Why I chose this comic: When I heard that this series was coming out, I thought that somehow, Walter Kovacs was going to come back from the dead. Somehow, he got materialized back to life by Dr. Manhattan. Or, I thought it was going to be a narrative centered around Reggie Long, the son of prison psychiatrist Malcolm Long, who took on the mantle of Rorschach in the Watchmen-themed Doomsday Clock. However, the story centers around an investigation surrounding a man who has taken on the mantle of Rorschach.

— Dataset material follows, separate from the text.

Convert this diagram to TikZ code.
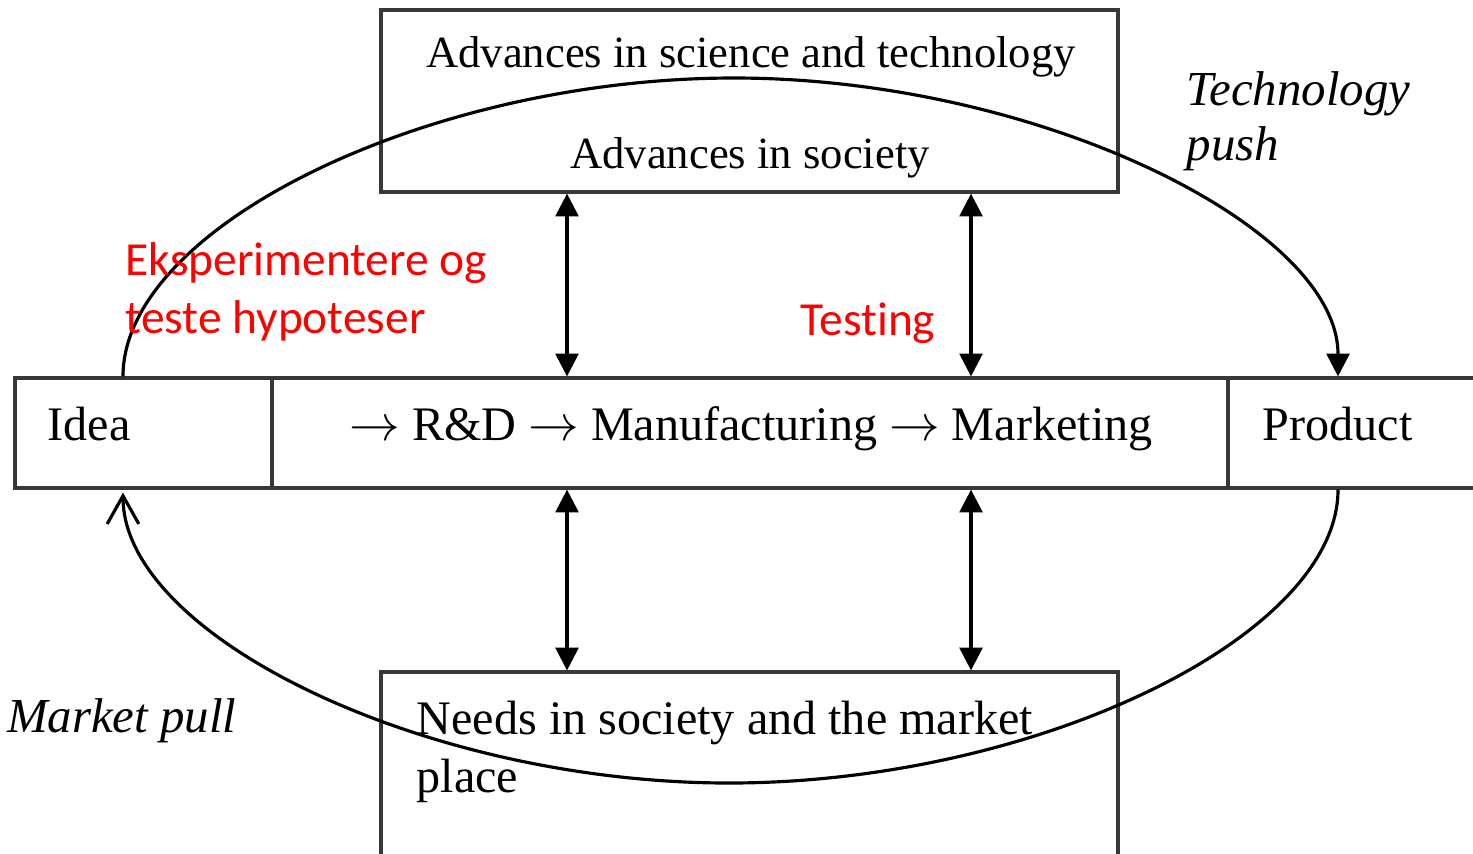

The man in the Rorscach costume is revealed to be William Myerson, a comic creator. Myerson and a young woman named Laura Cummings were killed attempting to assassinate a presidential candidate. It is later revealed that Myerson’s and Cummings’ death kicks off the investigation as to why Rorschach, or someone pretending to be him, would go after a presidential candidate who is running against President Robert Redford. I feel that this comic has a motif akin to “Catch Me If You Can” since the investigator in the story is trying to piece the mystery behind Myerson and Cummings. However, the comic is rather dark than campy like the Leonardo DiCarprio and Tom Hanks films.
Which further cements my point of if you are into Watchmen or political conspiracy theories, grab some chow from Gunga Diner, sit back, and read this comic!